ICT4S'23: Energy cost and machine learning accuracy impact of k-anonymisation and synthetic data techniques
This is the repository that contains the code for the ICT4S'23 paper. The code may be reproduced by referring to this paper. The presentation of the paper was recorded, you can find the recording here. The slides are provided in this repository. All files should have sufficient documentation for reproduction and understanding. Any remaining questions or comments may be sent to my e-mail.
The article and/or this repository should be cited as:
@inproceedings{de2023energy,
title={Energy cost and machine learning accuracy impact of k-anonymisation and synthetic data techniques},
author={de Reus, Pepijn and Oprescu, Ana and van Elsen, Koen},
booktitle={2023 International Conference on ICT for Sustainability (ICT4S)},
pages={57--65},
year={2023},
organization={IEEE}
}
The repository is structured with the following folders and files:
This folder contains the data sets obtained from the UCI machine learning repository, separated using two different folders. It also contains two Python files to clean and preprocess the data sets as described in the Experimental Setup of the paper. After running these files the Energy folder will be available containing the energy consumptions of the data preprocessing and cleaning.
The benchmark folder contains the Python scripts for three different machine learning models and one script (run_results.py) that combines these three models to obtain results. After running the results the Performance folder will be filled with measurements of the accuracy and energy consumption for this benchmark.

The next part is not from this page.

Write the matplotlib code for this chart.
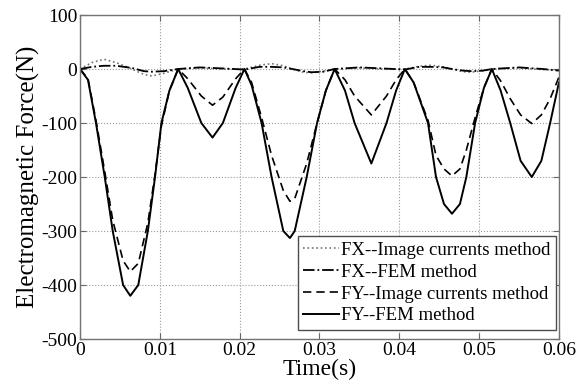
import matplotlib.pyplot as plt
import numpy as np

# FY curves (time in s, force in N)
t_fy = [0, 0.001, 0.002, 0.0031, 0.0041, 0.0054, 0.0063, 0.0073, 0.0085, 0.0094, 0.0102, 0.0112, 0.0123,
        0.0135, 0.0152, 0.0166, 0.0179, 0.0195, 0.0206,
        0.0215, 0.02275, 0.024, 0.02547, 0.0263, 0.0269, 0.0284, 0.0297, 0.0308, 0.0319,
        0.0332, 0.0344, 0.0365, 0.0384, 0.0396, 0.0407,
        0.0418, 0.0436, 0.0446, 0.0456, 0.0466, 0.0476, 0.0484, 0.0495, 0.0506, 0.0516,
        0.0527, 0.0539, 0.0552, 0.0566, 0.0578, 0.0589, 0.06]
fy_fem = [0, -20, -100, -200, -300, -400, -420, -400, -300, -200, -100, -40, 0,
          -35, -100, -127, -100, -35, 0,
          -30, -100, -200, -300, -313, -300, -200, -100, -40, 0,
          -40, -100, -175, -100, -40, 0,
          -25, -100, -200, -250, -268, -250, -200, -100, -35, 0,
          -40, -100, -170, -200, -170, -100, -25]
fy_img = [0, -18, -95, -190, -280, -355, -375, -360, -285, -195, -105, -40, 0,
          -18, -50, -67, -52, -18, 0,
          -25, -90, -160, -225, -245, -240, -175, -100, -40, 0,
          -20, -50, -85, -50, -20, 0,
          -25, -95, -160, -185, -198, -185, -150, -90, -35, 0,
          -22, -55, -85, -101, -85, -55, -15]

# FX curves
t_fx = [0, 0.0015, 0.003, 0.0045, 0.0065, 0.008, 0.009, 0.0105, 0.0123, 0.015, 0.018, 0.0206,
        0.0225, 0.024, 0.0255, 0.0266, 0.028, 0.029, 0.0305, 0.0319, 0.035, 0.038, 0.0407,
        0.0425, 0.044, 0.0455, 0.0466, 0.048, 0.049, 0.0505, 0.0516, 0.055, 0.058, 0.06]
fx_img = [0, 12, 18, 12, 0, -10, -13, -8, 0, 2, 0, 0,
          7, 10, 6, 0, -6, -7, -4, 0, 2, 0, 0,
          5, 7, 4, 0, -5, -6, -3, 0, 2, -1, -2]
fx_fem = [0, 4, 6, 6, 2, -4, -5, -4, 0, 3, 1, -1,
          4, 4, 3, 0, -4, -6, -5, 0, 3, 1, -1,
          4, 4, 3, 0, -3, -4, -3, 0, 3, 0, -3]

xticks = [0, 0.01, 0.02, 0.03, 0.04, 0.05, 0.06]
xtick_labels = ['0', '0.01', '0.02', '0.03', '0.04', '0.05', '0.06']
yticks = [-500, -400, -300, -200, -100, 0, 100]

plt.rcParams['font.family'] = ['Liberation Serif', 'DejaVu Serif']
plt.rcParams['axes.unicode_minus'] = False

fig = plt.figure(figsize=(5.81, 3.89), dpi=100)
ax = fig.add_axes([0.1377, 0.1285, 0.8243, 0.8329])

ax.plot(t_fx, fx_img, color='0.45', linestyle=':', linewidth=1.2, label='FX--Image currents method')
ax.plot(t_fx, fx_fem, color='black', linestyle='-.', linewidth=1.3, label='FX--FEM method')
ax.plot(t_fy, fy_img, color='black', linestyle=(0, (5, 3)), linewidth=1.2, label='FY--Image currents method')
ax.plot(t_fy, fy_fem, color='black', linestyle='-', linewidth=1.4, label='FY--FEM method')

ax.set_xlim(0, 0.06)
ax.set_ylim(-500, 100)
ax.set_xticks(xticks)
ax.set_xticklabels(xtick_labels)
ax.set_yticks(yticks)
ax.grid(True, color='0.6', linestyle=':', linewidth=0.8)
ax.tick_params(direction='in', top=True, right=True, labelsize=14, length=4, color='0.4', pad=2)
for s in ax.spines.values():
    s.set_color('0.45')
    s.set_linewidth(1.0)

ax.set_xlabel('Time(s)', fontsize=17, labelpad=0)
ax.set_ylabel('Electromagnetic Force(N)', fontsize=18, labelpad=1)

leg = ax.legend(loc='lower right', bbox_to_anchor=(0.9937, 0.028), fontsize=13.5, handlelength=1.9,
                handletextpad=0.1, borderpad=0.3, labelspacing=0.25, borderaxespad=0,
                fancybox=False, framealpha=1)
leg.get_frame().set_edgecolor('0.3')

fig.savefig('out.png', dpi=100)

The folders for Anonymisation and Synthetic data have separate readme files with introduction and instructions to the code. The folders are used for anonymising or synthesising the data and performing the experiments, after which the results will be stored in these folders respectively. The hyperparameters used in our paper are included in the synthetic data generation code and anonymisation code.
Two notebooks are provided that use the results to summarise and visualise the data from the experiments. This notebook contains the plots used in Figures 3 and 4 of the paper. Finally this notebook contains the code required for the Mann Whitney U test presented in Table V.
The used notebooks for Tables II-IV and VI are available in the folders Anonymisation and Synthetic data.
The gitignore file is set up to ignore preprocessed data sets and results to keep the repository small in size. It also ignores .ipynb files and the checkpoints of these as these were used for development purposes only.